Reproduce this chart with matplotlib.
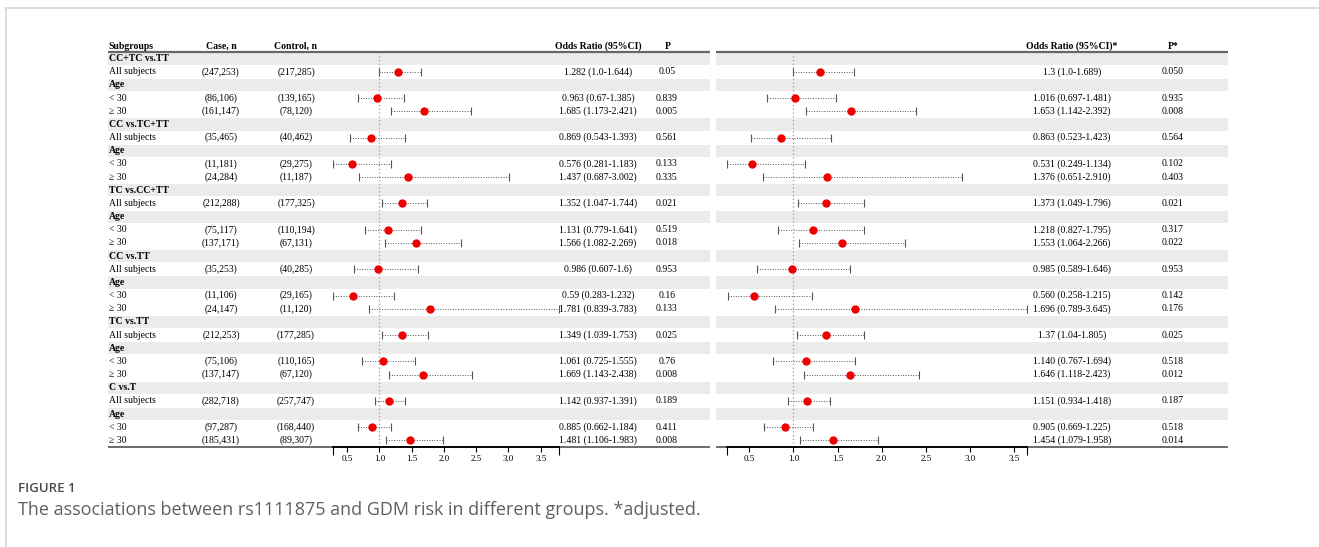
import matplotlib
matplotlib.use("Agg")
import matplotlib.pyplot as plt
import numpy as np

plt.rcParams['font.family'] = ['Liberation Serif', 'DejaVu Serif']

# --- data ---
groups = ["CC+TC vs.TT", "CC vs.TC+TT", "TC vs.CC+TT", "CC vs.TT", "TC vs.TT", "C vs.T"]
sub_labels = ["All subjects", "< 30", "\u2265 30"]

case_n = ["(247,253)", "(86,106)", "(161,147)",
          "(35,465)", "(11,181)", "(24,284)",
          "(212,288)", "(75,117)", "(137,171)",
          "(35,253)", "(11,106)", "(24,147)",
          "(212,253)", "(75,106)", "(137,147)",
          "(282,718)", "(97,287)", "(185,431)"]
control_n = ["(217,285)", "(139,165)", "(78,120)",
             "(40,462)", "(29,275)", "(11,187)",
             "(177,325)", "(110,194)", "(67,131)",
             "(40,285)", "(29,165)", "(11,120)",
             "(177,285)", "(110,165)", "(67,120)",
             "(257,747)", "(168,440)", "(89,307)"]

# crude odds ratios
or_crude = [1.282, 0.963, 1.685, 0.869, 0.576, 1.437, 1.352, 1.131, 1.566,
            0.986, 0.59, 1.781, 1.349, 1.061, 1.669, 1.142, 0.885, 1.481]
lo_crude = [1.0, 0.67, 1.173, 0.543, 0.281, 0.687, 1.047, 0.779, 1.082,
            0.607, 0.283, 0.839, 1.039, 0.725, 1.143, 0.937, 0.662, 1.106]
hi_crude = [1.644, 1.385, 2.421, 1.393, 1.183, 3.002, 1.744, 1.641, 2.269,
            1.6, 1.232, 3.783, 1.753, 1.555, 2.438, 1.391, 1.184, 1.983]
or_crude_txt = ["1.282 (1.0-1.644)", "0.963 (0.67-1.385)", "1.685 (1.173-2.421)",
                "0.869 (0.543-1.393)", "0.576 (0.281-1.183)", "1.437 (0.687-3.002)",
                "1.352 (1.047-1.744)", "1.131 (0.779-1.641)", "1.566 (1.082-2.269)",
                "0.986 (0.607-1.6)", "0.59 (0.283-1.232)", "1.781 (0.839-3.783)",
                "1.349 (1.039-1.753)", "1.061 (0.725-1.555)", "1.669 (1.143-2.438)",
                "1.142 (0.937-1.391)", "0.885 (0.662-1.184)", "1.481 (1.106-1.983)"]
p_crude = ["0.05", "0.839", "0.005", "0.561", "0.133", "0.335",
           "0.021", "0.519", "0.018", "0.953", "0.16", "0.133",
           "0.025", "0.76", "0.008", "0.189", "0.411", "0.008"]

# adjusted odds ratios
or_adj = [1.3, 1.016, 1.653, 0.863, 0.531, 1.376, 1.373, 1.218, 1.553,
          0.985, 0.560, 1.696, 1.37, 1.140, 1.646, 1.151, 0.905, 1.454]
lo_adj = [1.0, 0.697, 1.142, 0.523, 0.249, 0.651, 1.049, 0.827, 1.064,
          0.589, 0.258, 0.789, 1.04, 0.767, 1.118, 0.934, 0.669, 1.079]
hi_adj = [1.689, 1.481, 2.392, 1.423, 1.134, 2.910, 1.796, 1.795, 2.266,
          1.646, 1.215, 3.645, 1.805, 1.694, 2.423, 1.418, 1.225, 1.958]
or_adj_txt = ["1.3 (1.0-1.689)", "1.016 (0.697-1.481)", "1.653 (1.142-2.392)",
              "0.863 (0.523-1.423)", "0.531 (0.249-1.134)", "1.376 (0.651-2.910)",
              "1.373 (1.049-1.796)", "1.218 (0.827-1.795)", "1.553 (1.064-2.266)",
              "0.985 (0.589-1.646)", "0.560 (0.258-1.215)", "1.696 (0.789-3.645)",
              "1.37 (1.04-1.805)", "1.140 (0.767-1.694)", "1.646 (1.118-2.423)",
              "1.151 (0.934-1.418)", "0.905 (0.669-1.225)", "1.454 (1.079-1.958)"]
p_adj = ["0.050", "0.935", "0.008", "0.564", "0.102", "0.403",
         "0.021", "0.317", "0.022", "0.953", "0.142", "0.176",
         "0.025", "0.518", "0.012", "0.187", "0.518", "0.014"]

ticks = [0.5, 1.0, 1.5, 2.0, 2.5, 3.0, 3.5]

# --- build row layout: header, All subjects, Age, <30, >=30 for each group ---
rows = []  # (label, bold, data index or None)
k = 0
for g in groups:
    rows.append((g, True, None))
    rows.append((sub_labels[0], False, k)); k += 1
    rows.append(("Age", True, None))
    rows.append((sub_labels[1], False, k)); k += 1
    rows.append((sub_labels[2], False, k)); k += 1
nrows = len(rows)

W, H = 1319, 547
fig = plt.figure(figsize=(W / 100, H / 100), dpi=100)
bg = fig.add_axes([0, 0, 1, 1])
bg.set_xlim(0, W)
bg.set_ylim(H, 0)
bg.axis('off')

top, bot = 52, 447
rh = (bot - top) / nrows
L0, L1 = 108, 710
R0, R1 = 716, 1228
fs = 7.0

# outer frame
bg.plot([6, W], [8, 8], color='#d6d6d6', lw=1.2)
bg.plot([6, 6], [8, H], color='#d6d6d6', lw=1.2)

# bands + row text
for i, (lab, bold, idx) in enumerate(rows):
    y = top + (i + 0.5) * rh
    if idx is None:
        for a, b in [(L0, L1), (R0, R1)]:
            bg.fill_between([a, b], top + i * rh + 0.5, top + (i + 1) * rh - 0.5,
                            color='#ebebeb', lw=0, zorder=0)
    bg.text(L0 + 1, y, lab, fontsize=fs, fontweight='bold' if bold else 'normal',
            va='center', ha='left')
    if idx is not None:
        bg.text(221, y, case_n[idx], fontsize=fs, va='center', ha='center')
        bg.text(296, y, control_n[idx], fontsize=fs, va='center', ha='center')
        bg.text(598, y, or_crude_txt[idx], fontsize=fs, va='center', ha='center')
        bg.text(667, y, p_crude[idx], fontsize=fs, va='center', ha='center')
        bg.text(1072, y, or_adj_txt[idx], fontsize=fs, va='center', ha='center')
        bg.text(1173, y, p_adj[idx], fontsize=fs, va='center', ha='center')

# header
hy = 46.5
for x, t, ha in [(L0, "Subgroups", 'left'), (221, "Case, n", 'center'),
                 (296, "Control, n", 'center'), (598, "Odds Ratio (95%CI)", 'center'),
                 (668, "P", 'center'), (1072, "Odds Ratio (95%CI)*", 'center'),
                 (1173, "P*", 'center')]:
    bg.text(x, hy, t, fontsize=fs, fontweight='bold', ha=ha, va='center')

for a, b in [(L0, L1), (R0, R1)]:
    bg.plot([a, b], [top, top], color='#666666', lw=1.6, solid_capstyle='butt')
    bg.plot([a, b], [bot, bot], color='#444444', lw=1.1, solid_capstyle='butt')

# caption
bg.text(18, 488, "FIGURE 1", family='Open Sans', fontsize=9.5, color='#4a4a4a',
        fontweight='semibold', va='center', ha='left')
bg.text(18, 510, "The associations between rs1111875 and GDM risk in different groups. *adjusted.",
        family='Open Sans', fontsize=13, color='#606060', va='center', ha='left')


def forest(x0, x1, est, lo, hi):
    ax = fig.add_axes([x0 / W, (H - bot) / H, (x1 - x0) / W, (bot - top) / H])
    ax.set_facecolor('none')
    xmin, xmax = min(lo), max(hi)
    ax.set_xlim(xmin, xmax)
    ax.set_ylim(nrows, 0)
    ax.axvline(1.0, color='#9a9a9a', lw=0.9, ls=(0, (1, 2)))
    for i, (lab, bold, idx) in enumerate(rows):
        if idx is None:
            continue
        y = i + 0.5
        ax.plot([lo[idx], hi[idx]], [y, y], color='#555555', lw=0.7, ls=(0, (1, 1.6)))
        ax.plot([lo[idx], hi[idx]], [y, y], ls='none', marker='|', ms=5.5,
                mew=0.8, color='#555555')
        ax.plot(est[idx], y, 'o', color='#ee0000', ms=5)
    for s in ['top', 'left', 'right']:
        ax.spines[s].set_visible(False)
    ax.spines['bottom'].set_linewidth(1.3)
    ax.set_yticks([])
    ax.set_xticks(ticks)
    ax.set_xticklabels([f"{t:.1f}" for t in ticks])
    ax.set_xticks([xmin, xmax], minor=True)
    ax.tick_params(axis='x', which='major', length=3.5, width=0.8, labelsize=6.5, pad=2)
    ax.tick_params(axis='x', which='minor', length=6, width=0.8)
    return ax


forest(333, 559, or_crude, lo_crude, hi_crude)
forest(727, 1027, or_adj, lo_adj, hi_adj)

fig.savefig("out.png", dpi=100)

Written request
Write out the lines from the start of the material to the line with "plt.rcParams['font.family'] = ['Liberation", inclusive and exactly. Skip the pictures.

Correct result
Reproduce this chart with matplotlib.
import matplotlib
matplotlib.use("Agg")
import matplotlib.pyplot as plt
import numpy as np

plt.rcParams['font.family'] = ['Liberation Serif', 'DejaVu Serif']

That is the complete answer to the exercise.